# diversity lottery for irish



## crys (Feb 20, 2009)

am just asknig a question on behalf of a friend who wanted me to enquire:

her grandparents on all sides are irish born, but not her parents. she has applied for irish citzenship which has been accepted and is currently applying for an irish passport. she is moving to ireland for a year on a work contract, but wanted to know once she is a resident, can she apply for the diversity lottery which is open to the irish? i took a look on the us embassy site for dunlib and the only thing i can find is that it says "natives can apply from the following countries" so would she be classed as a native and would she be eligible? she works with horses and doesnt have access to the internet so i said i would write to the embassy, however going by what has been said on here before, embassys should not be relied upon for advice and when i have tried to research this, i just get list upon list of diversity lottery scammers.

thanks


----------



## Fatbrit (May 8, 2008)

Eligibility for the diversity visa is based on where you were born, not your citizenship.

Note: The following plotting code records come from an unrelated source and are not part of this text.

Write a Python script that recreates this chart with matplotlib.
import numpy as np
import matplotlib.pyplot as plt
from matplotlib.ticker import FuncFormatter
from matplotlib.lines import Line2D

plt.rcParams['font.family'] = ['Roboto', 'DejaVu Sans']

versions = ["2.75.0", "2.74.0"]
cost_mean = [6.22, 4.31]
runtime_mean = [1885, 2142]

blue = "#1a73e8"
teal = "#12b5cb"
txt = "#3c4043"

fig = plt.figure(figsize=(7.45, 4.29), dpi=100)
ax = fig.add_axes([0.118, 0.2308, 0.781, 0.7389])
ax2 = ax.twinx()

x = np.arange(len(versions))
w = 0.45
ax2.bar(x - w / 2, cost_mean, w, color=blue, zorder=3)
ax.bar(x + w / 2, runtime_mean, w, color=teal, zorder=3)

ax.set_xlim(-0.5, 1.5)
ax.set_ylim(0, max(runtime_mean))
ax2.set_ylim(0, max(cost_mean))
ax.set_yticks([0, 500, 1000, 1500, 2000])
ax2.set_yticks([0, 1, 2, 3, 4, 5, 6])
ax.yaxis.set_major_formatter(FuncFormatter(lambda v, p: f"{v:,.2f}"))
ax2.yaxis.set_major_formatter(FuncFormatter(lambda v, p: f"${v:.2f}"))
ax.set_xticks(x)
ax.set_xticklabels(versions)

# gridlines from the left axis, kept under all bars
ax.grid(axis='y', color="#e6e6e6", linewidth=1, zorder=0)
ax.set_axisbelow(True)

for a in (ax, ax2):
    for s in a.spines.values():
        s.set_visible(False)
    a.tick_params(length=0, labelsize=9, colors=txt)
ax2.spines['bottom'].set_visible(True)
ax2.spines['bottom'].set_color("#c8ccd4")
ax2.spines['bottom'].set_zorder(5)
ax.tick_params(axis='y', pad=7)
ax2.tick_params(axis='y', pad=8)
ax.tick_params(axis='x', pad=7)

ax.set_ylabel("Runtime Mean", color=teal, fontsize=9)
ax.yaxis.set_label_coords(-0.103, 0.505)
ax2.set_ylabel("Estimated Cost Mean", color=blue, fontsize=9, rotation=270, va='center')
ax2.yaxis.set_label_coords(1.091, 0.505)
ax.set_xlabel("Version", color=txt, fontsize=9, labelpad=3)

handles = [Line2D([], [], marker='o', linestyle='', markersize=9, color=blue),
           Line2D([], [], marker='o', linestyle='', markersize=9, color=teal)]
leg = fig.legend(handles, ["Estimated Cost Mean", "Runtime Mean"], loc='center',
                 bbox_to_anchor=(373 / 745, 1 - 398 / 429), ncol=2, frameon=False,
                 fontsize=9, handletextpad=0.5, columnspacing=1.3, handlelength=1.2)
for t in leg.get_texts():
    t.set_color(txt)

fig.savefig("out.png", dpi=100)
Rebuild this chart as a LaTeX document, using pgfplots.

So the answers no, she can't apply if she was born in England, Scotland or Wales. The exceptions are she can claim chargeabiltiy to another eligible country because either her spouse was born there or her parents were not resident in an ineligible country at the time of her birth. Any number of other passports is not going to help. But, for example, a French husband would.


----------



## crys (Feb 20, 2009)

thanks fatbrit, i thought that would be the case, but thought i would double check for her.


----------